-- What is expected --
Print the material below exactly as it stands, please, from its first line to the line holding "plt.rcParams['font.family'] = ['Open", with no pictures.

-- Given material --
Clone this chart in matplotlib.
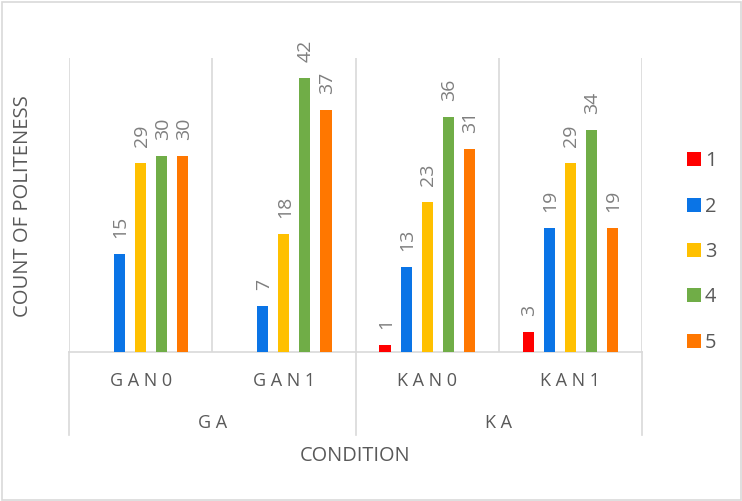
import numpy as np
import matplotlib
matplotlib.use("Agg")
import matplotlib.pyplot as plt
from matplotlib.lines import Line2D
from matplotlib.patches import Rectangle
import matplotlib.transforms as mtransforms

plt.rcParams['font.family'] = ['Open Sans', 'DejaVu Sans']

# Data
conditions = ["GAN0", "GAN1", "KAN0", "KAN1"]
groups = ["GA", "KA"]
series_names = ["1", "2", "3", "4", "5"]
s1 = [np.nan, np.nan, 1, 3]
s2 = [15, 7, 13, 19]
s3 = [29, 18, 23, 29]
s4 = [30, 42, 36, 34]
s5 = [30, 37, 31, 19]
series_values = [s1, s2, s3, s4, s5]
colors = ["#FF0000", "#0A74E6", "#FFC000", "#70AD47", "#FF7700"]

GRID = "#D9D9D9"
TEXT = "#595959"
LABEL = "#7F7F7F"

W, H = 742, 501
fig = plt.figure(figsize=(W / 100, H / 100), dpi=100)
ax = fig.add_axes([69 / W, 1 - 352 / H, (642 - 69) / W, (352 - 58) / H])

x = np.arange(len(conditions))
n = len(series_values)
step = 0.147
width = 0.077

for i, (vals, col) in enumerate(zip(series_values, colors)):
    offs = (i - (n - 1) / 2) * step
    ax.bar(x + offs, vals, width=width, color=col, zorder=3)
    for xi, v in zip(x + offs, vals):
        if np.isnan(v):
            continue
        ax.annotate(f"{v:g}", (xi, v), xytext=(1, 16), textcoords="offset pixels",
                    rotation=90, ha="center", va="bottom", fontsize=14,
                    color=LABEL)

ax.set_xlim(-0.5, len(conditions) - 0.5)
ax.set_ylim(0, 45)
ax.set_yticks([])
ax.set_xticks([])
for side in ["top", "right", "left"]:
    ax.spines[side].set_visible(False)
ax.spines["bottom"].set_color(GRID)
ax.spines["bottom"].set_linewidth(1.2)
ax.set_facecolor("none")

# vertical separators between categories
for b in np.arange(-0.5, len(conditions), 1.0):
    ax.axvline(b, color=GRID, lw=1.2, zorder=1)

# multi-level category axis
tr = mtransforms.blended_transform_factory(ax.transData, ax.transAxes)
for xi, name in zip(x, conditions):
    ax.text(xi, -0.097, " ".join(name), transform=tr, ha="center", va="center",
            fontsize=13, color=TEXT)
per_group = len(conditions) // len(groups)
for gi, g in enumerate(groups):
    center = gi * per_group + (per_group - 1) / 2
    ax.text(center, -0.24, " ".join(g), transform=tr, ha="center", va="center",
            fontsize=13, color=TEXT)
for gi in range(len(groups) + 1):
    bx = gi * per_group - 0.5
    ax.plot([bx, bx], [0, -0.282], transform=tr, color=GRID, lw=1.2,
            clip_on=False)

fig.text(355.5 / W, 1 - 456 / H, "CONDITION", ha="center", va="center",
         fontsize=14.4, color=TEXT)
fig.text(23 / W, 1 - 206 / H, "COUNT OF POLITENESS", ha="center", va="center",
         rotation=90, fontsize=14.6, color=TEXT)

handles = [Line2D([], [], marker="s", linestyle="", markersize=10,
                  markerfacecolor=c, markeredgewidth=0) for c in colors]
fig.legend(handles, series_names, loc="center left",
           bbox_to_anchor=(676 / W, 1 - 252 / H), frameon=False,
           fontsize=14.4, labelcolor=TEXT, handlelength=0.75,
           handletextpad=0.2, labelspacing=1.27, borderpad=0)

fig.patches.append(Rectangle((1.5 / W, 1.5 / H), (W - 3) / W, (H - 3) / H,
                             transform=fig.transFigure, fill=False,
                             edgecolor=GRID, lw=1.2))

fig.savefig("out.png", dpi=100, facecolor="white")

-- Task answer --
Clone this chart in matplotlib.
import numpy as np
import matplotlib
matplotlib.use("Agg")
import matplotlib.pyplot as plt
from matplotlib.lines import Line2D
from matplotlib.patches import Rectangle
import matplotlib.transforms as mtransforms

plt.rcParams['font.family'] = ['Open Sans', 'DejaVu Sans']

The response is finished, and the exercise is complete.